From the LINKS NEWS: “The Old Course used for the Women’s Open measured 6639 yards, longer than the men’s Open courses used up until 1939. Bobby Jones played a course that was 6539 yards long. The Women’s Open course was only 300 yards shorter than the 6933 yard version that produced champions of the calibre of Jack Nicklaus, Sevie Ballesteros and Nick Faldo.
Conditions throughout the week were very difficult. The Open of 1995, played in similar windy weather, was won by John Daly on 282, six under par. Lorena Ochoa’s score of 287 stands favourably alongside Sam Snead’s 290 and Jack Nicklaus’s 283 in 1970. It might also be remembered that when the westerly wind blew less strongly during the third round of the 2005 Open that Tiger Woods himself lost two balls in the whins and only broke par by making a spectacular three at the last.”
Interesting stuff, only Lorne Rubenstein and the hundreds of regulars at Dunvegan’s remember stuff like that.
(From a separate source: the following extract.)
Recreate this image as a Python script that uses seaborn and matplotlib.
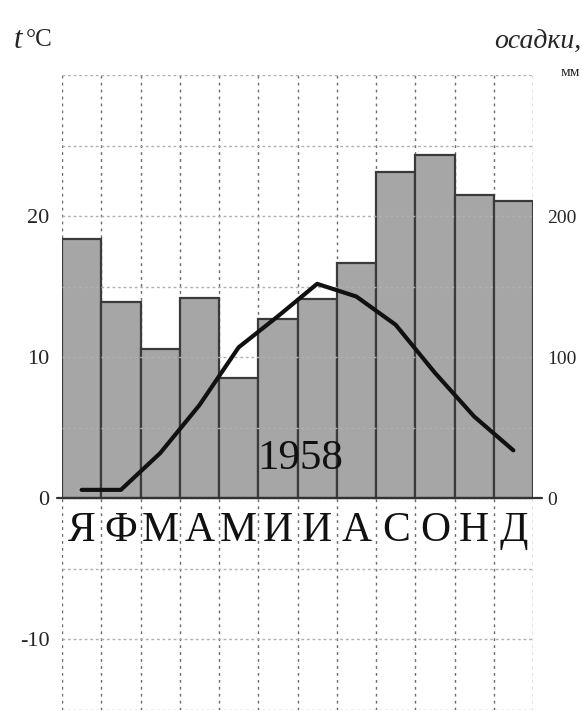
import numpy as np
import pandas as pd
import matplotlib
matplotlib.use("Agg")
import matplotlib.pyplot as plt
import seaborn as sns

months = ["Я", "Ф", "М", "А", "М", "И", "И", "А", "С", "О", "Н", "Д"]
precip_mm = [184, 139, 106, 142, 85, 127, 141, 167, 231, 243, 215, 211]
temp_c = [0.6, 0.6, 3.2, 6.6, 10.7, 12.9, 15.2, 14.3, 12.3, 8.9, 5.8, 3.4]
temp_ticks = [-10, 0, 10, 20]
precip_ticks = [0, 100, 200]
year_label = "1958"

sns.set_theme(style="white")
plt.rcParams["font.family"] = ["Liberation Serif", "DejaVu Serif"]

df = pd.DataFrame({"m": np.arange(12), "precip": precip_mm, "temp": temp_c})

fig = plt.figure(figsize=(5.82, 7.11), dpi=100)
W, H = 582, 711
x0, x1 = 62, 533
ytop, ybot = 75, 710
axP = fig.add_axes([x0 / W, (H - ybot) / H, (x1 - x0) / W, (ybot - ytop) / H])

sns.barplot(data=df, x="m", y="precip", ax=axP, color="#a6a6a6", width=1.0,
            edgecolor="#3a3a3a", linewidth=1.6, saturation=1)
axP.set_ylim(-150, 300)
axP.set_xlim(-0.5, 11.5)

axT = axP.twinx()
sns.lineplot(data=df, x="m", y="temp", ax=axT, color="#111111", linewidth=3.0)
axT.set_ylim(-15, 30)
axT.set_xlim(-0.5, 11.5)

for a in (axP, axT):
    for s in a.spines.values():
        s.set_visible(False)
    a.set_xlabel("")
    a.set_ylabel("")

axP.set_zorder(0)
axT.set_zorder(1)
axT.patch.set_visible(False)

# horizontal grid (temperature axis)
grid_vals = list(range(-15, 31, 5))
axT.set_yticks(grid_vals)
axT.set_yticklabels([str(v) if v in temp_ticks else "" for v in grid_vals])
axT.yaxis.tick_left()
axT.tick_params(axis="y", length=0, pad=9, labelsize=16)
axT.grid(True, axis="y", color="#b0b0b0", linestyle=(0, (2, 2)), linewidth=1.0)

# vertical grid at month boundaries (behind the bars)
axP.set_axisbelow(True)
axP.xaxis.set_major_locator(matplotlib.ticker.FixedLocator(np.arange(-0.5, 12, 1)))
axP.xaxis.set_major_formatter(matplotlib.ticker.NullFormatter())
axP.tick_params(axis="x", length=0, labelbottom=False)
axP.grid(True, axis="x", color="#6a6a6a", linestyle=(0, (2, 3)), linewidth=1.0)
axP.grid(False, axis="y")

axT.axhline(0, color="#333333", linewidth=1.6, xmin=-0.01, xmax=1.02, clip_on=False)

axP.set_yticks(precip_ticks)
axP.set_yticklabels([str(v) for v in precip_ticks])
axP.yaxis.tick_right()
axP.tick_params(axis="y", length=0, pad=10, labelsize=14)

for i, m in enumerate(months):
    axT.text(i, -2.3, m, ha="center", va="center", fontsize=30, color="#111111")
axT.text(5.56, 2.8, year_label, ha="center", va="center", fontsize=31, color="#111111")

fig.text(14 / W, 1 - 40 / H, "t", ha="left", va="center", fontsize=22,
         fontstyle="italic")
fig.text(26 / W, 1 - 40 / H, "°C", ha="left", va="center", fontsize=18)
fig.text(581 / W, 1 - 42 / H, "осадки,", ha="right", va="center", fontsize=20,
         fontstyle="italic")
fig.text(580 / W, 1 - 72 / H, "мм", ha="right", va="center", fontsize=11)

fig.savefig("out.png", dpi=100)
Another interesting note was 21 local caddies worked during the week, and another 13 were “hired” by players with their own caddies for advanced information on the Old Course. I loved the fact that the Old Course was presented exactly as it is every day when people plunk down their 125 Pounds to play. Everyone gets to play the same course – and they kept the final round pins for the following week!